**Problem to solve**
The data below should be printed in full, exactly, and without any of its images.

**Source excerpt**
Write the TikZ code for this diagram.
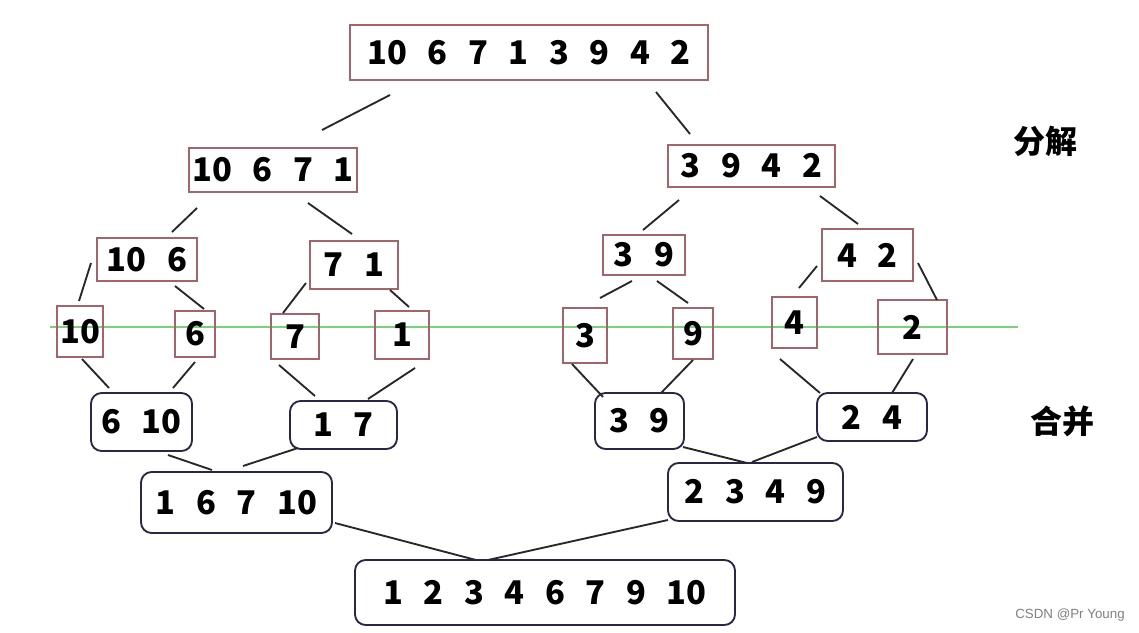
\documentclass[tikz,border=0pt]{standalone}
\usepackage{fontspec}
\setmainfont{Noto Sans CJK SC}
\newfontfamily\numfont{Noto Sans CJK SC}[WordSpace=2.75]
\newfontfamily\markfont{Liberation Sans}
\definecolor{splitc}{RGB}{165,100,105}
\definecolor{mergec}{RGB}{40,40,70}
\definecolor{linec}{RGB}{40,40,40}
\definecolor{greenc}{RGB}{120,210,120}
\newcommand\lnk[6]{\draw[link] ([shift={(#2,#3)}]#1.center) -- ([shift={(#5,#6)}]#4.center);}
\begin{document}
\begin{tikzpicture}[x=0.75pt,y=-0.75pt,
  splitbox/.style={draw=splitc,line width=1.3pt,inner sep=0pt,font=\numfont\bfseries\fontsize{24.5}{28}\selectfont},
  mergebox/.style={draw=mergec,line width=1.4pt,rounded corners=8pt,inner sep=0pt,font=\numfont\bfseries\fontsize{24.5}{28}\selectfont},
  link/.style={draw=linec,line width=1.4pt},
  cjklabel/.style={font=\bfseries\fontsize{24}{28}\selectfont,inner sep=0pt}]
\useasboundingbox (0,0) rectangle (1139,632);
\fill[white] (0,0) rectangle (1139,632);
% green line
\draw[greenc,line width=1.3pt] (50,327) -- (1018,327);
% split boxes
\node[splitbox,minimum width=268.5pt,minimum height=41.25pt] (top) at (529,52.5) {10 6 7 1 3 9 4 2};
\node[splitbox,minimum width=126pt,minimum height=33pt] (L) at (273,170) {10 6 7 1};
\node[splitbox,minimum width=125.25pt,minimum height=31.5pt] (R) at (751.5,166) {3 9 4 2};
\node[splitbox,minimum width=75pt,minimum height=32.25pt] (LL) at (147,259.5) {10 6};
\node[splitbox,minimum width=66pt,minimum height=36pt] (LR) at (354,265) {7 1};
\node[splitbox,minimum width=61.5pt,minimum height=30pt] (RL) at (644,255) {3 9};
\node[splitbox,minimum width=68.25pt,minimum height=39pt] (RR) at (867.5,255) {4 2};
\node[splitbox,minimum width=34.5pt,minimum height=38.25pt] (a) at (80,331.5) {10};
\node[splitbox,minimum width=30pt,minimum height=34.5pt] (b) at (195,334) {6};
\node[splitbox,minimum width=36pt,minimum height=33.75pt] (c) at (295,336.5) {7};
\node[splitbox,minimum width=40.5pt,minimum height=36pt] (d) at (402,335) {1};
\node[splitbox,minimum width=33pt,minimum height=41.25pt] (e) at (585,335.5) {3};
\node[splitbox,minimum width=30pt,minimum height=38.25pt] (f) at (693,333.5) {9};
\node[splitbox,minimum width=33.75pt,minimum height=38.25pt] (g) at (794.5,322.5) {4};
\node[splitbox,minimum width=51.75pt,minimum height=40.5pt] (h) at (912.5,327) {2};
% merge boxes
\node[mergebox,minimum width=75.75pt,minimum height=43.5pt] (m1) at (141.5,422) {6 10};
\node[mergebox,minimum width=80.25pt,minimum height=36pt] (m2) at (343.5,425) {1 7};
\node[mergebox,minimum width=66.75pt,minimum height=42pt] (m3) at (639.5,421) {3 9};
\node[mergebox,minimum width=82.5pt,minimum height=36pt] (m4) at (872,417) {2 4};
\node[mergebox,minimum width=143.25pt,minimum height=45.75pt] (n1) at (236.5,502.5) {1 6 7 10};
\node[mergebox,minimum width=131.25pt,minimum height=43.5pt] (n2) at (755.5,492) {2 3 4 9};
\node[mergebox,minimum width=285pt,minimum height=48.75pt] (fin) at (545,592.5) {1 2 3 4 6 7 9 10};
% labels
\node[cjklabel] (lsplit) at (1045,141) {分解};
\node[cjklabel] (lmerge) at (1062.5,421.5) {合并};
\node[font=\markfont\fontsize{10}{12}\selectfont,text=gray,inner sep=0pt] (wm) at (1070,615) {CSDN @Pr Young};
% connectors
\lnk{top}{-139}{42.5}{L}{49}{-40}
\lnk{top}{127}{39.5}{R}{-61.5}{-32}
\lnk{L}{-76}{38}{LL}{25}{-27.5}
\lnk{L}{35}{33}{LR}{-2}{-31}
\lnk{R}{-72.5}{34}{RL}{-1}{-25}
\lnk{R}{68.5}{30}{RR}{-9.5}{-31}
\lnk{LL}{-56}{3.5}{a}{-1}{-30.5}
\lnk{LL}{28}{26.5}{b}{9}{-25}
\lnk{LR}{-48}{18}{c}{-12}{-23.5}
\lnk{LR}{36}{25}{d}{7}{-28}
\lnk{RL}{-12}{26}{e}{15}{-37.5}
\lnk{RL}{13}{26}{f}{-5}{-30.5}
\lnk{RR}{-50.5}{11}{g}{4.5}{-34.5}
\lnk{RR}{50.5}{8}{h}{24.5}{-27}
\lnk{a}{2}{27.5}{m1}{-32.5}{-34}
\lnk{b}{0}{28}{m1}{31.5}{-34}
\lnk{c}{-16}{28.5}{m2}{-28.5}{-29}
\lnk{d}{13}{33}{m2}{24.5}{-26}
\lnk{e}{-13}{28.5}{m3}{-36.5}{-24}
\lnk{f}{0}{26.5}{m3}{21.5}{-28}
\lnk{g}{-14.5}{36.5}{m4}{-52}{-24}
\lnk{h}{0.5}{32}{m4}{20}{-24}
\lnk{m1}{26.5}{33}{n1}{-24.5}{-32.5}
\lnk{m2}{-45.5}{23}{n1}{6.5}{-36.5}
\lnk{m3}{43.5}{26}{n2}{-8.5}{-29}
\lnk{m4}{-55}{20}{n2}{-3.5}{-30}
\lnk{n1}{98.5}{20.5}{fin}{-69}{-32.5}
\lnk{n2}{-87.5}{28}{fin}{-57}{-32.5}
\end{tikzpicture}
\end{document}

**Reply to the task**
Write the TikZ code for this diagram.
\documentclass[tikz,border=0pt]{standalone}
\usepackage{fontspec}
\setmainfont{Noto Sans CJK SC}
\newfontfamily\numfont{Noto Sans CJK SC}[WordSpace=2.75]
\newfontfamily\markfont{Liberation Sans}
\definecolor{splitc}{RGB}{165,100,105}
\definecolor{mergec}{RGB}{40,40,70}
\definecolor{linec}{RGB}{40,40,40}
\definecolor{greenc}{RGB}{120,210,120}
\newcommand\lnk[6]{\draw[link] ([shift={(#2,#3)}]#1.center) -- ([shift={(#5,#6)}]#4.center);}
\begin{document}
\begin{tikzpicture}[x=0.75pt,y=-0.75pt,
  splitbox/.style={draw=splitc,line width=1.3pt,inner sep=0pt,font=\numfont\bfseries\fontsize{24.5}{28}\selectfont},
  mergebox/.style={draw=mergec,line width=1.4pt,rounded corners=8pt,inner sep=0pt,font=\numfont\bfseries\fontsize{24.5}{28}\selectfont},
  link/.style={draw=linec,line width=1.4pt},
  cjklabel/.style={font=\bfseries\fontsize{24}{28}\selectfont,inner sep=0pt}]
\useasboundingbox (0,0) rectangle (1139,632);
\fill[white] (0,0) rectangle (1139,632);
% green line
\draw[greenc,line width=1.3pt] (50,327) -- (1018,327);
% split boxes
\node[splitbox,minimum width=268.5pt,minimum height=41.25pt] (top) at (529,52.5) {10 6 7 1 3 9 4 2};
\node[splitbox,minimum width=126pt,minimum height=33pt] (L) at (273,170) {10 6 7 1};
\node[splitbox,minimum width=125.25pt,minimum height=31.5pt] (R) at (751.5,166) {3 9 4 2};
\node[splitbox,minimum width=75pt,minimum height=32.25pt] (LL) at (147,259.5) {10 6};
\node[splitbox,minimum width=66pt,minimum height=36pt] (LR) at (354,265) {7 1};
\node[splitbox,minimum width=61.5pt,minimum height=30pt] (RL) at (644,255) {3 9};
\node[splitbox,minimum width=68.25pt,minimum height=39pt] (RR) at (867.5,255) {4 2};
\node[splitbox,minimum width=34.5pt,minimum height=38.25pt] (a) at (80,331.5) {10};
\node[splitbox,minimum width=30pt,minimum height=34.5pt] (b) at (195,334) {6};
\node[splitbox,minimum width=36pt,minimum height=33.75pt] (c) at (295,336.5) {7};
\node[splitbox,minimum width=40.5pt,minimum height=36pt] (d) at (402,335) {1};
\node[splitbox,minimum width=33pt,minimum height=41.25pt] (e) at (585,335.5) {3};
\node[splitbox,minimum width=30pt,minimum height=38.25pt] (f) at (693,333.5) {9};
\node[splitbox,minimum width=33.75pt,minimum height=38.25pt] (g) at (794.5,322.5) {4};
\node[splitbox,minimum width=51.75pt,minimum height=40.5pt] (h) at (912.5,327) {2};
% merge boxes
\node[mergebox,minimum width=75.75pt,minimum height=43.5pt] (m1) at (141.5,422) {6 10};
\node[mergebox,minimum width=80.25pt,minimum height=36pt] (m2) at (343.5,425) {1 7};
\node[mergebox,minimum width=66.75pt,minimum height=42pt] (m3) at (639.5,421) {3 9};
\node[mergebox,minimum width=82.5pt,minimum height=36pt] (m4) at (872,417) {2 4};
\node[mergebox,minimum width=143.25pt,minimum height=45.75pt] (n1) at (236.5,502.5) {1 6 7 10};
\node[mergebox,minimum width=131.25pt,minimum height=43.5pt] (n2) at (755.5,492) {2 3 4 9};
\node[mergebox,minimum width=285pt,minimum height=48.75pt] (fin) at (545,592.5) {1 2 3 4 6 7 9 10};
% labels
\node[cjklabel] (lsplit) at (1045,141) {分解};
\node[cjklabel] (lmerge) at (1062.5,421.5) {合并};
\node[font=\markfont\fontsize{10}{12}\selectfont,text=gray,inner sep=0pt] (wm) at (1070,615) {CSDN @Pr Young};
% connectors
\lnk{top}{-139}{42.5}{L}{49}{-40}
\lnk{top}{127}{39.5}{R}{-61.5}{-32}
\lnk{L}{-76}{38}{LL}{25}{-27.5}
\lnk{L}{35}{33}{LR}{-2}{-31}
\lnk{R}{-72.5}{34}{RL}{-1}{-25}
\lnk{R}{68.5}{30}{RR}{-9.5}{-31}
\lnk{LL}{-56}{3.5}{a}{-1}{-30.5}
\lnk{LL}{28}{26.5}{b}{9}{-25}
\lnk{LR}{-48}{18}{c}{-12}{-23.5}
\lnk{LR}{36}{25}{d}{7}{-28}
\lnk{RL}{-12}{26}{e}{15}{-37.5}
\lnk{RL}{13}{26}{f}{-5}{-30.5}
\lnk{RR}{-50.5}{11}{g}{4.5}{-34.5}
\lnk{RR}{50.5}{8}{h}{24.5}{-27}
\lnk{a}{2}{27.5}{m1}{-32.5}{-34}
\lnk{b}{0}{28}{m1}{31.5}{-34}
\lnk{c}{-16}{28.5}{m2}{-28.5}{-29}
\lnk{d}{13}{33}{m2}{24.5}{-26}
\lnk{e}{-13}{28.5}{m3}{-36.5}{-24}
\lnk{f}{0}{26.5}{m3}{21.5}{-28}
\lnk{g}{-14.5}{36.5}{m4}{-52}{-24}
\lnk{h}{0.5}{32}{m4}{20}{-24}
\lnk{m1}{26.5}{33}{n1}{-24.5}{-32.5}
\lnk{m2}{-45.5}{23}{n1}{6.5}{-36.5}
\lnk{m3}{43.5}{26}{n2}{-8.5}{-29}
\lnk{m4}{-55}{20}{n2}{-3.5}{-30}
\lnk{n1}{98.5}{20.5}{fin}{-69}{-32.5}
\lnk{n2}{-87.5}{28}{fin}{-57}{-32.5}
\end{tikzpicture}
\end{document}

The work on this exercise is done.